Gather all lines in the records below that include the word "What".

# EXERCISE MATERIAL
## Begin
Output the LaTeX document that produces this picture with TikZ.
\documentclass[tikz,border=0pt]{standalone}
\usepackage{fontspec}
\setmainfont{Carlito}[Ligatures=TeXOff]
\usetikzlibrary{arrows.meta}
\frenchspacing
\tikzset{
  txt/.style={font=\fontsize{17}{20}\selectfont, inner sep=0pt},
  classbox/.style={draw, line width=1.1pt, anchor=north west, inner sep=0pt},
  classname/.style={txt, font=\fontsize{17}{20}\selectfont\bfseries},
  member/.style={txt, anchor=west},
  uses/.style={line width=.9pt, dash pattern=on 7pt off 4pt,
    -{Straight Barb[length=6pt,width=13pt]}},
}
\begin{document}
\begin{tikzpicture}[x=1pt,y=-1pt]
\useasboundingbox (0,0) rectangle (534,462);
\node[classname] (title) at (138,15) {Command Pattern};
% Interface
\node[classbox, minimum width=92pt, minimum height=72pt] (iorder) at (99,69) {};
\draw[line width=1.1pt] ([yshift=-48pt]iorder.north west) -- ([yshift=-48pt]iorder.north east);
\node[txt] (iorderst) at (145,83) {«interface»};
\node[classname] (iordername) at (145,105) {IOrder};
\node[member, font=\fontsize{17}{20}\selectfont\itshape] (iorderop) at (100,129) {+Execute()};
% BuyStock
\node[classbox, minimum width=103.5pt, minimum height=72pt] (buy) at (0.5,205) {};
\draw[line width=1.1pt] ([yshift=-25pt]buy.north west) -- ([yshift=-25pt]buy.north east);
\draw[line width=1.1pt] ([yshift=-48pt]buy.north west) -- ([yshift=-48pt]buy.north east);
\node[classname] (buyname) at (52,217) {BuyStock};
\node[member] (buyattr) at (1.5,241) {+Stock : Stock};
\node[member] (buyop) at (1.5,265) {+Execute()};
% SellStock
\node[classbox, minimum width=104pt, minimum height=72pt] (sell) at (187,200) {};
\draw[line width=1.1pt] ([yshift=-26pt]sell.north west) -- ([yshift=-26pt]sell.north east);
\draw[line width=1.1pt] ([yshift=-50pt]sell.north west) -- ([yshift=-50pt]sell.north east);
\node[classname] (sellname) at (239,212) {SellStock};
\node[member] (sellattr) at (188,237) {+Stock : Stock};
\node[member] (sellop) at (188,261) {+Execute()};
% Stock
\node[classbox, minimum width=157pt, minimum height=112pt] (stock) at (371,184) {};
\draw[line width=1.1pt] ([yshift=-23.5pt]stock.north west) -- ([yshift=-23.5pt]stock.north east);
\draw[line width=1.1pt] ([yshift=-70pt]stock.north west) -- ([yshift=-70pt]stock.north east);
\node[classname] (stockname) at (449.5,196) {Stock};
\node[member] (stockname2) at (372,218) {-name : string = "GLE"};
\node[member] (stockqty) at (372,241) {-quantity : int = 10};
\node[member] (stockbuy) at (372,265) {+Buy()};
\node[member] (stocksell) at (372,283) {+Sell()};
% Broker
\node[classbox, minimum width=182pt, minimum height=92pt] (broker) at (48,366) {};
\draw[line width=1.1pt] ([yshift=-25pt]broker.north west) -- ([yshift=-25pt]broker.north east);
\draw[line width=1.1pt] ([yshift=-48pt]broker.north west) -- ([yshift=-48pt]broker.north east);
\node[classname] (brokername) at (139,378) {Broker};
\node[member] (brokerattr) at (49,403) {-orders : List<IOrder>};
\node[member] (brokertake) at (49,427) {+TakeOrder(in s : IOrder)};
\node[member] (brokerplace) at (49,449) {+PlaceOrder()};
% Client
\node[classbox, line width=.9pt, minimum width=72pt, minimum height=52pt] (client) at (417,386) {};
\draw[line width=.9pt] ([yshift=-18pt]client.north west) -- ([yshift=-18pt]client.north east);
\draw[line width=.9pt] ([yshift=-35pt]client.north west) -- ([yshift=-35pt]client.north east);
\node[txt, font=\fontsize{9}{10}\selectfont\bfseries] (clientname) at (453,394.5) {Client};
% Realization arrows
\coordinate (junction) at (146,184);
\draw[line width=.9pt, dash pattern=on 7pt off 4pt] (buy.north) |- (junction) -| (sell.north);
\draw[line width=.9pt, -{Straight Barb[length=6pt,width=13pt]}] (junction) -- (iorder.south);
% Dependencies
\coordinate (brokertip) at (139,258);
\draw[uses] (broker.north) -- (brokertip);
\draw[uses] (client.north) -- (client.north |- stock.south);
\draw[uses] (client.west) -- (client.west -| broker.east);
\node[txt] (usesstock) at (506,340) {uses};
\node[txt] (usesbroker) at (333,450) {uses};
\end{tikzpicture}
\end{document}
## End
## Begin
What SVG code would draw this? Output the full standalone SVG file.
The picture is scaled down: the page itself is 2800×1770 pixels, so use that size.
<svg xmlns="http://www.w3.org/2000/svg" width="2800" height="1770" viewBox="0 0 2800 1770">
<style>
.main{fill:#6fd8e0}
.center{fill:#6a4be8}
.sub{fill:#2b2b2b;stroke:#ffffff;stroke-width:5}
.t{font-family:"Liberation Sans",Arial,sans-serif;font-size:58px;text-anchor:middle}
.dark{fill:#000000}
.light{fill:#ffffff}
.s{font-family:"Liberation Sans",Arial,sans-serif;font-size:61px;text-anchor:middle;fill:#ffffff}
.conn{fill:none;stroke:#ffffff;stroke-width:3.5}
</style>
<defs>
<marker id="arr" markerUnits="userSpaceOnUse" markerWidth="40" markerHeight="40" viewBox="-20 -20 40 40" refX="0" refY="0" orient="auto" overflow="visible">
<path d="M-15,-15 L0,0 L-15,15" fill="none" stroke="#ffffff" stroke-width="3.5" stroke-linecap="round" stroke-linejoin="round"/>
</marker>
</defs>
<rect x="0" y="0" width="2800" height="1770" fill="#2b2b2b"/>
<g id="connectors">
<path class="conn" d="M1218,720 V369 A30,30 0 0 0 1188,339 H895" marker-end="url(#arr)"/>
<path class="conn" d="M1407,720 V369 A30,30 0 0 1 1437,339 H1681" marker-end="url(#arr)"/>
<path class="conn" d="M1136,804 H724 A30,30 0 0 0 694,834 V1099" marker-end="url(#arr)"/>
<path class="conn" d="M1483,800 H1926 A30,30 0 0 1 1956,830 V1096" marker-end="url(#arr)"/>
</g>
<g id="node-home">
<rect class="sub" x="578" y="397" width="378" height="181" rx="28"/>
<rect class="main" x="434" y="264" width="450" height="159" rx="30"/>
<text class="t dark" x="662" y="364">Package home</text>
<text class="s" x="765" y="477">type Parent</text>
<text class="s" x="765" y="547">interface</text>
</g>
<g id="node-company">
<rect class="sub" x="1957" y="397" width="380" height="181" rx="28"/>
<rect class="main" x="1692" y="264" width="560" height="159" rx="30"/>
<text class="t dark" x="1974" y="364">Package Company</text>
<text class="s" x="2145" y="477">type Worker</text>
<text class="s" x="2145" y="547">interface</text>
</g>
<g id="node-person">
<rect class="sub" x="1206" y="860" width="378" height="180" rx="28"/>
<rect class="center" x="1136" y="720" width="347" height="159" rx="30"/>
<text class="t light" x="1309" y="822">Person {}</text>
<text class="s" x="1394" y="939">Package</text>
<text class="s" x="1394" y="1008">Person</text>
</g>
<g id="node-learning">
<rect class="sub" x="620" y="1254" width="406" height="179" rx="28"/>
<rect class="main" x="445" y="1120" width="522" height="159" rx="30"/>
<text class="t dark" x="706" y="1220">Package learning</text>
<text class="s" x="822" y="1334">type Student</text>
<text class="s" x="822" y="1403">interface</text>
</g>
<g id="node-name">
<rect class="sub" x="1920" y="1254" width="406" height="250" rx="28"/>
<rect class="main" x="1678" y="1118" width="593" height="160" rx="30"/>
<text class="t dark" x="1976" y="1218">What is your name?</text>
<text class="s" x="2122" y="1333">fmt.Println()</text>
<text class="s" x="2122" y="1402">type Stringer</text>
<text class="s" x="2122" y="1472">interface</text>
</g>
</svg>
## End
## Begin
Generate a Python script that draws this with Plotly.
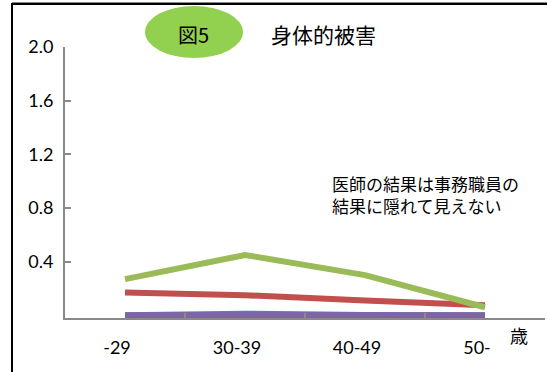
## End
# FULL OUTPUT
What SVG code would draw this? Output the full standalone SVG file.
<text class="t dark" x="1976" y="1218">What is your name?</text>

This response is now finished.